Yes, we’ve all met at least one of them in our lifetimes. (Or perhaps we ARE one of them?) There are some people who suffer from Chronic Dissatisfaction. It’s not a scientific term, but I think it paints the right picture. Some gay guys will never be satisfied with anything their entire lives. They’ll always wonder why things didn’t work out for them, why life decided to bite them in the ass, and, yes, why they’re still single. What many of them fail to realize is that life isn’t biting them in the ass. They are the ones giving life the middle finger…
An old high school friend reconnected with me over the weekend. I was quick to remember the old days. We had study hall together, we ran Cross Country, and he was the first person I told about my sexuality. There were so many adventures we’d done in the glory days, but one thing that consistently created a wedge between us and the world was his attitude. I had expected him to be different, but sadly he was the same cynical guy I loved to hate.

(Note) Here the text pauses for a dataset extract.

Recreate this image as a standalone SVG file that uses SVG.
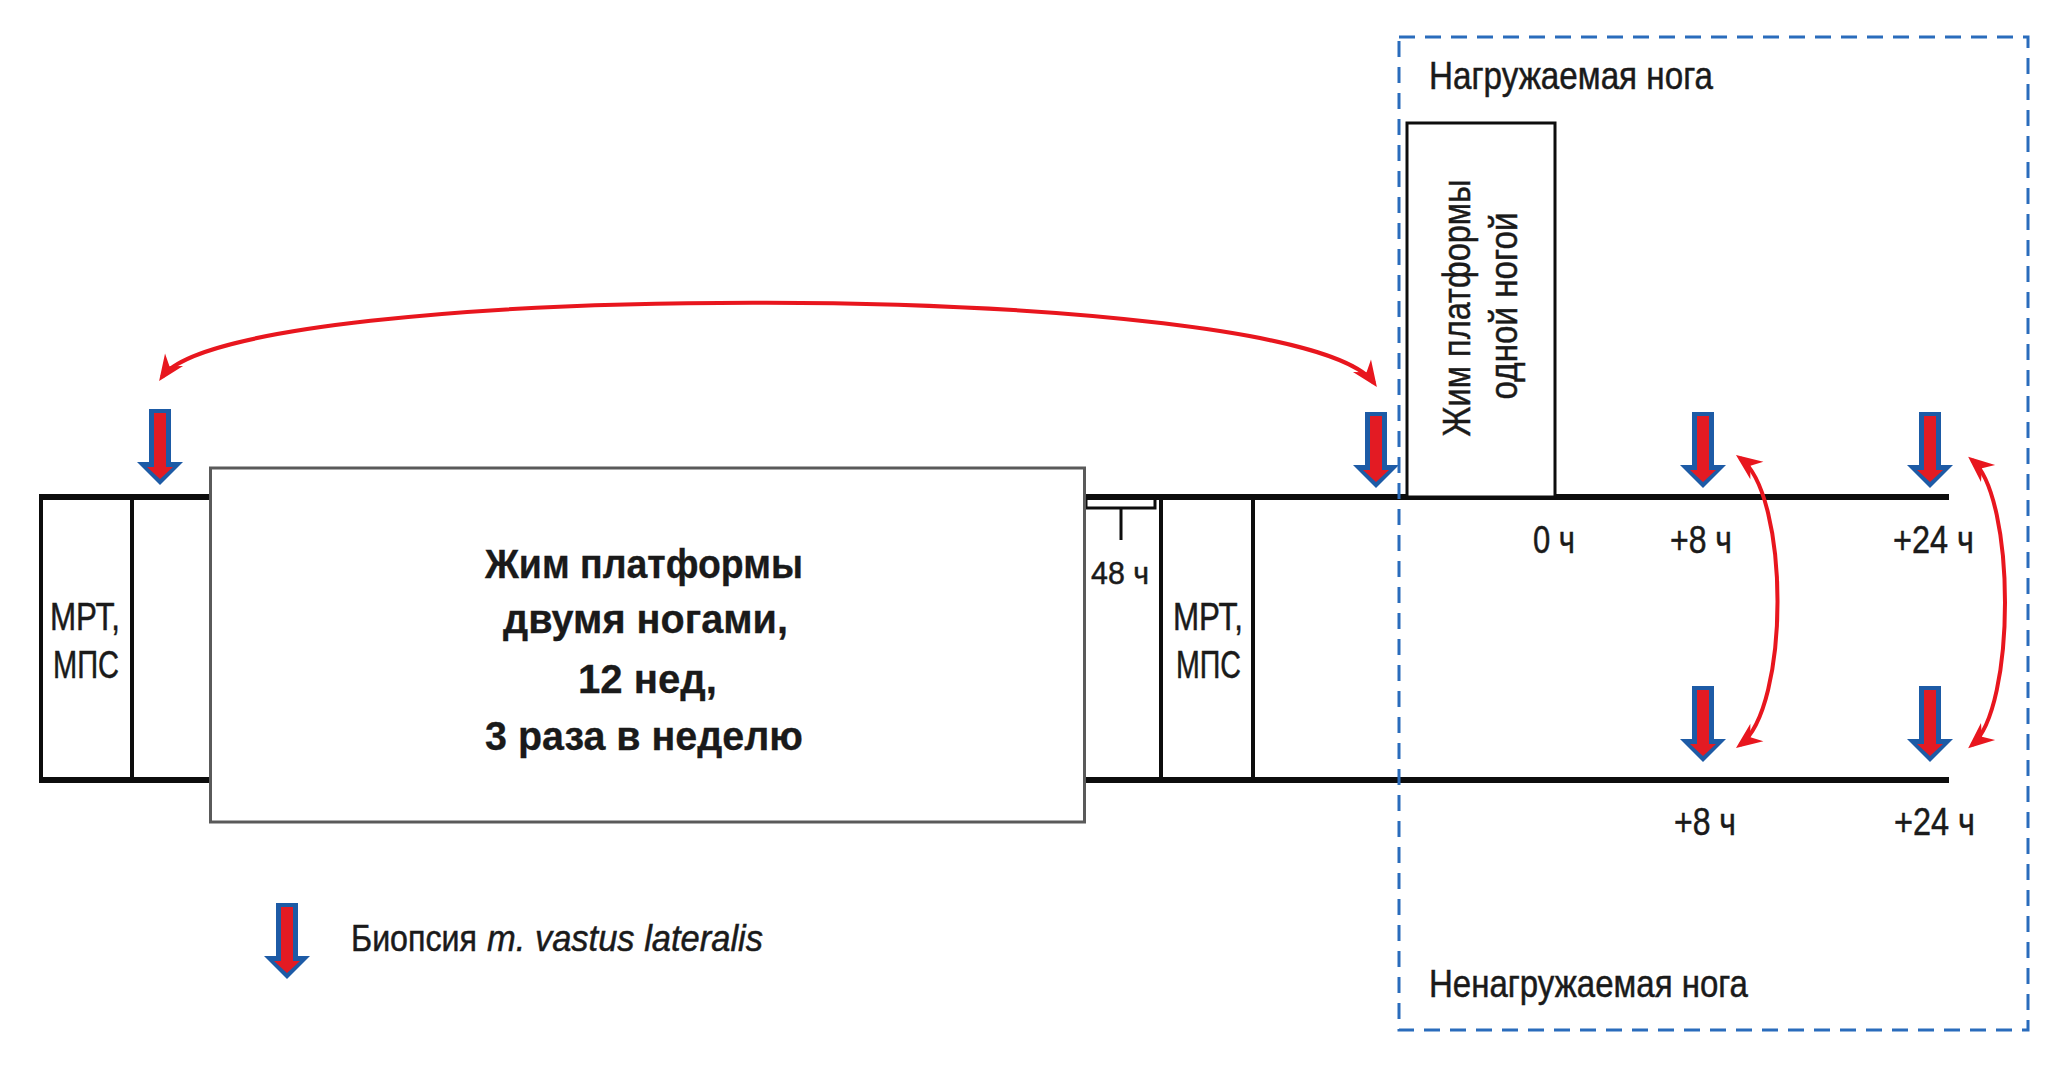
<svg xmlns="http://www.w3.org/2000/svg" xmlns:xlink="http://www.w3.org/1999/xlink" width="2058" height="1066" viewBox="0 0 2058 1066">
<style>
.t{font-family:"Liberation Sans Narrow","Liberation Sans",Arial,sans-serif;fill:#1a1a1a;font-size:39px;stroke:#1a1a1a;stroke-width:0.5}
.b{font-weight:bold;font-size:41px;stroke-width:0.3}
.it{font-style:italic}
.main{stroke:#0d0d0d;stroke-width:6;fill:none}
.vert{stroke:#0d0d0d;stroke-width:4;fill:none}
.red{stroke:#e8161e;stroke-width:4;fill:none}
</style>
<defs>
<marker id="ah" markerUnits="userSpaceOnUse" markerWidth="40" markerHeight="40" viewBox="-30 -15 40 30" refX="0" refY="0" orient="auto-start-reverse">
<path d="M5,0 L-21,-11 L-13,0 L-21,11 Z" fill="#e8161e"/>
</marker>
<g id="bio">
<path d="M-11,0 H11 V53 H23 L0,76 L-23,53 H-11 Z" fill="#1d5ba6"/>
<path d="M-6,4 H6 V58 H13 L0,70 L-13,58 H-6 Z" fill="#e31b23"/>
</g>
</defs>
<rect width="2058" height="1066" fill="#ffffff"/>

<g id="timeline">
<path class="main" d="M39,497 H1949"/>
<path class="main" d="M39,780 H1949"/>
<path class="vert" d="M41,497 V780 M132,497 V780 M1161,497 V780 M1253,497 V780"/>
<path d="M1086,497 V508 H1155 V497 M1121,508 V540" stroke="#0d0d0d" stroke-width="3" fill="none"/>
</g>

<g id="node-mrt1">
<text class="t" x="50" y="630" textLength="70" lengthAdjust="spacingAndGlyphs">МРТ,</text>
<text class="t" x="53" y="678" textLength="66" lengthAdjust="spacingAndGlyphs">МПС</text>
</g>

<g id="node-training">
<rect x="210.5" y="468" width="874" height="354" fill="#ffffff" stroke="#5a5a5a" stroke-width="3"/>
<text class="t b" x="485" y="578" textLength="318" lengthAdjust="spacingAndGlyphs">Жим платформы</text>
<text class="t b" x="503" y="633" textLength="285" lengthAdjust="spacingAndGlyphs">двумя ногами,</text>
<text class="t b" x="578" y="693" textLength="139" lengthAdjust="spacingAndGlyphs">12 нед,</text>
<text class="t b" x="485" y="750" textLength="318" lengthAdjust="spacingAndGlyphs">3 раза в неделю</text>
</g>

<g id="node-48h">
<text class="t" style="font-size:32px" x="1091" y="584" textLength="58" lengthAdjust="spacingAndGlyphs">48 ч</text>
</g>

<g id="node-mrt2">
<text class="t" x="1173" y="630" textLength="70" lengthAdjust="spacingAndGlyphs">МРТ,</text>
<text class="t" x="1176" y="678" textLength="65" lengthAdjust="spacingAndGlyphs">МПС</text>
</g>

<g id="node-single">
<rect x="1407" y="123" width="148" height="374" fill="#ffffff" stroke="#0d0d0d" stroke-width="3"/>
<text class="t" text-anchor="middle" transform="translate(1470,308) rotate(-90)" textLength="257" lengthAdjust="spacingAndGlyphs">Жим платформы</text>
<text class="t" text-anchor="middle" transform="translate(1517,306) rotate(-90)" textLength="187" lengthAdjust="spacingAndGlyphs">одной ногой</text>
</g>

<g id="node-labels">
<text class="t" x="1533" y="553" textLength="42" lengthAdjust="spacingAndGlyphs">0 ч</text>
<text class="t" x="1670" y="553" textLength="62" lengthAdjust="spacingAndGlyphs">+8 ч</text>
<text class="t" x="1893" y="553" textLength="81" lengthAdjust="spacingAndGlyphs">+24 ч</text>
<text class="t" x="1674" y="835" textLength="62" lengthAdjust="spacingAndGlyphs">+8 ч</text>
<text class="t" x="1894" y="835" textLength="81" lengthAdjust="spacingAndGlyphs">+24 ч</text>
<text class="t" x="1429" y="89" textLength="284" lengthAdjust="spacingAndGlyphs">Нагружаемая нога</text>
<text class="t" x="1429" y="997" textLength="319" lengthAdjust="spacingAndGlyphs">Ненагружаемая нога</text>
</g>

<g id="node-biopsies">
<use xlink:href="#bio" href="#bio" transform="translate(160,409)"/>
<use xlink:href="#bio" href="#bio" transform="translate(1376,412)"/>
<use xlink:href="#bio" href="#bio" transform="translate(1703,412)"/>
<use xlink:href="#bio" href="#bio" transform="translate(1930,412)"/>
<use xlink:href="#bio" href="#bio" transform="translate(1703,686)"/>
<use xlink:href="#bio" href="#bio" transform="translate(1930,686)"/>
</g>

<g id="node-legend">
<use xlink:href="#bio" href="#bio" transform="translate(287,903)"/>
<text class="t" style="font-size:37px" x="351" y="951" textLength="126" lengthAdjust="spacingAndGlyphs">Биопсия</text>
<text class="t it" style="font-size:37px" x="487" y="951" textLength="276" lengthAdjust="spacingAndGlyphs">m. vastus lateralis</text>
</g>

<g id="region-box">
<rect x="1399" y="37" width="629" height="993" fill="none" stroke="#2a6cbc" stroke-width="3" stroke-dasharray="16 10"/>
</g>

<g id="connectors">
<path class="red" marker-start="url(#ah)" marker-end="url(#ah)" d="M162,377 C232,277 1300,277 1374,383"/>
<path class="red" marker-start="url(#ah)" marker-end="url(#ah)" d="M1740,458 C1790,495 1790,708 1740,745"/>
<path class="red" marker-start="url(#ah)" marker-end="url(#ah)" d="M1972,460 C2016,497 2016,708 1972,745"/>
</g>
</svg>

There are countless of single people who curse the world for their situations and they make no effort to hide it. I’ve dated them, I’ve laughed at them, I’ve drunk with them, and I’ve beat around the bush with no success. Debbie Downers are flooding our community and the worst part about it is they’re poisoning us like a barrel of apples. You can shake your head not, but you know damn well who I’m talking about. Hell, it might be you.
Maya Angelou once said that people aren’t remembered by the things they do, but by how they make people feel. When you’re a gay man who’s constantly trying to find something to complain about, how do you think you’ll be remembered? What type of impression do you think you’re leaving? I guarantee it’s different from what’s in your head. No one puts up with negativity for very long, especially when you’re entering adulthood. When we reach our mid to late twenties, we slowly start to wean out of this type of thinking because we’ve learned by now that it gets us nowhere. The second we come across another who tries to pull us back, it’s instinctual to push him away.
If you can relate to what I’m saying, listen closely. The world isn’t against you nor am I. The longer you insist on giving brutal honesty without cause, reality checks for no reason, and bitchy letdowns to get a laugh, you’re no longer the funny guy at the lunch table. You’re a bully. Debbie Downers are rarely taken seriously. Though it might have been cute when you were younger, it’s just not anymore.
I know my friend is going to be hurt after reading this article, but like everyone else who needs it, he has to hear the truth from someone who cares. We all have people in our lives that bring us down. The whole point of life is to be lifted towards growth and wholeness. Human beings are energy balls and we feed off each other’s attitudes. When one person is consistently acting like the weight of the world is on their shoulders, eventually it will be.
Single gay guys everywhere are becoming too cynical. They blame their body, their financial circumstance, even you, the friend, for the reason why their single. Trust me, all of these things might be the reason why they’re unhappy, but it’s not the reason why they’re single. It’s time we all look in the mirror and say hello to the person staring back. He is the one that will be with us for the rest of our lives. Every freckle, every line, every pore, every breath is ours.
When we’re trying to see the bad in everything, trust me, eventually we’ll find it.